N. B. Je suis obligé de vous dire, avant de mourir, qu’une de mes maladies mortelles est l’horrible corruption de la langue, qui infecte tous les livres nouveaux. C’est un jargon que je n’entends plus ni en vers ni en prose. On parle mieux actuellement le français ou françois à Moscou qu’à Paris. Nous sommes comme la république romaine, qui donnait des lois au dehors quand elle était déchirée au dedans.

7156. — À CATHERINE II.
29 janvier.

Madame, on dit qu’un vieillard, nommé Siméon, en voyant un petit enfant, s’écria dans sa joie : Je n’ai plus qu’à mourir, puisque j’ai vu mon salutaire[1]. Ce Siméon était prophète, il voyait de loin tout ce que ce petit Juif devait faire.

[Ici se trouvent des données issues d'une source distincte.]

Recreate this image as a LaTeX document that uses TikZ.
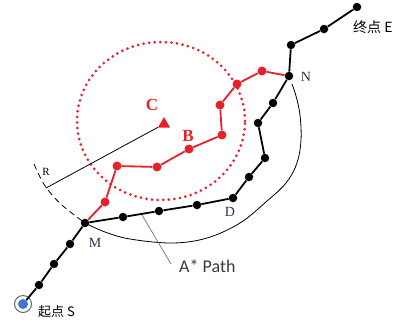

7157. — À M. LE PRÉSIDENT DE RUFFEY[2].
À Ferney, 30 janvier 1768.

Mon très-cher confrère, je vous fais mon compliment sur tous les succès de votre Académie, et j’en fais à M. Legouz sur ses magnificences[3].

Vous me parlez de M. le président de Brosses : voyez, monsieur, si vous voulez lui faire lire ce que je vais vous représenter :

1° Il avait affermé sa terre de Tournay à un ivrogne, fils d’un syndic de Genève[4], lequel ivrogne s’était engagé à lui en donner trois mille livres par an, sans la connaître et sans pouvoir le payer[5]. Ce pauvre diable est mort insolvable. Ce polisson en aurait donné six mille francs aussi bien que trois mille. Le fait est que, quand j’ai voulu l’affermer, je n’en ai jamais pu trouver que

  1. Luc, ii, 30.
  2. Éditeur, Th. Foisset.
  3. La fondation de prix à l’École gratuite des beaux-arts établie à Dijon et le don d’un cabinet d’histoire naturelle fait à l’Académie. — La donation du jardin de botanique de Dijon par Legouz de Gerland n’eut lieu qu’en 1773.
  4. C’est à Chouet le père, en sa qualité de premier syndic de Genève, qu’est adressée la lettre de Voltaire du 2 août 1755. Rousseau le nomme dans ses Confessions (partie II, livre viii), à propos de la dédicace du Discours sur l’inégalité. Dans sa VIIe Lettre de la montagne, il parle d’une harangue célèbre de M. le syndic Chouet, prononcée en 1707. Ce dernier est-il bien le père du fermier de M. de Brosses ? (Th. F.)
  5. Sans nier l’inconduite de Chouet, M. de Brosses affirme que ce fermier le payait bien. (Th. F.)